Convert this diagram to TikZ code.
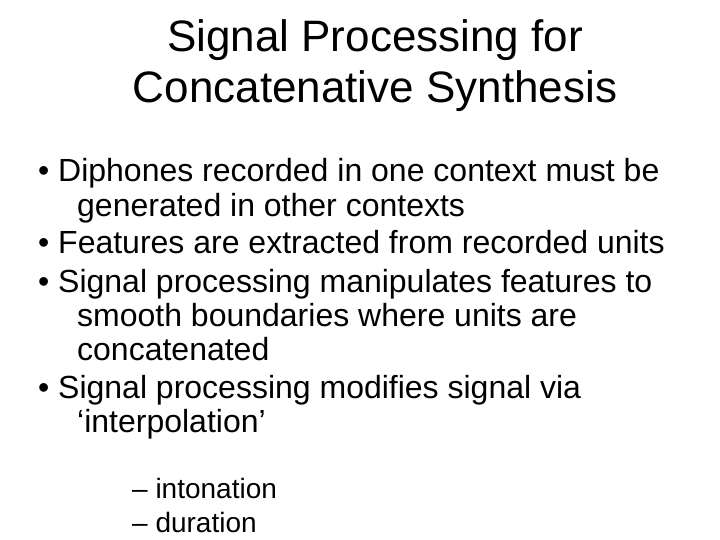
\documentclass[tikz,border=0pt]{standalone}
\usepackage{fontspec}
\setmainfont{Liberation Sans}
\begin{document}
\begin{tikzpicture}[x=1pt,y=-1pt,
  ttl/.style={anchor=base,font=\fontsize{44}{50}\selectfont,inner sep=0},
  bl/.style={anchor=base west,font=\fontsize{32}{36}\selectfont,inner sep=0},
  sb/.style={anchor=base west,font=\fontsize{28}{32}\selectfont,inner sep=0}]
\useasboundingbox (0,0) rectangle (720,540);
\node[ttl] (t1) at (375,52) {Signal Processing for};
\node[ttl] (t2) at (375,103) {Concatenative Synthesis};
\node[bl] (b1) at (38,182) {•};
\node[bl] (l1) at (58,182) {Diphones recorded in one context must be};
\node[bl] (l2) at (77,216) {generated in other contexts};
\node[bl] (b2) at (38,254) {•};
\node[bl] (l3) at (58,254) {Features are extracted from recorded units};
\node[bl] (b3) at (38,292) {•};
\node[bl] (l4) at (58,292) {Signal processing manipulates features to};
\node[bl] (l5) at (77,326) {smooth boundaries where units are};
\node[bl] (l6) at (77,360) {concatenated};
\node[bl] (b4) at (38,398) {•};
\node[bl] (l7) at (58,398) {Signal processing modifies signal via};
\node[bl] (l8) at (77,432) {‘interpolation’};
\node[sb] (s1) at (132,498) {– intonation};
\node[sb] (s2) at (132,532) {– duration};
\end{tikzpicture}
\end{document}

◆ **Do this**
From start to finish, output the listing exactly, but omit its pictures.

◆ **Final answer**
Convert this diagram to TikZ code.
\documentclass[tikz,border=0pt]{standalone}
\usepackage{fontspec}
\setmainfont{Liberation Sans}
\begin{document}
\begin{tikzpicture}[x=1pt,y=-1pt,
  ttl/.style={anchor=base,font=\fontsize{44}{50}\selectfont,inner sep=0},
  bl/.style={anchor=base west,font=\fontsize{32}{36}\selectfont,inner sep=0},
  sb/.style={anchor=base west,font=\fontsize{28}{32}\selectfont,inner sep=0}]
\useasboundingbox (0,0) rectangle (720,540);
\node[ttl] (t1) at (375,52) {Signal Processing for};
\node[ttl] (t2) at (375,103) {Concatenative Synthesis};
\node[bl] (b1) at (38,182) {•};
\node[bl] (l1) at (58,182) {Diphones recorded in one context must be};
\node[bl] (l2) at (77,216) {generated in other contexts};
\node[bl] (b2) at (38,254) {•};
\node[bl] (l3) at (58,254) {Features are extracted from recorded units};
\node[bl] (b3) at (38,292) {•};
\node[bl] (l4) at (58,292) {Signal processing manipulates features to};
\node[bl] (l5) at (77,326) {smooth boundaries where units are};
\node[bl] (l6) at (77,360) {concatenated};
\node[bl] (b4) at (38,398) {•};
\node[bl] (l7) at (58,398) {Signal processing modifies signal via};
\node[bl] (l8) at (77,432) {‘interpolation’};
\node[sb] (s1) at (132,498) {– intonation};
\node[sb] (s2) at (132,532) {– duration};
\end{tikzpicture}
\end{document}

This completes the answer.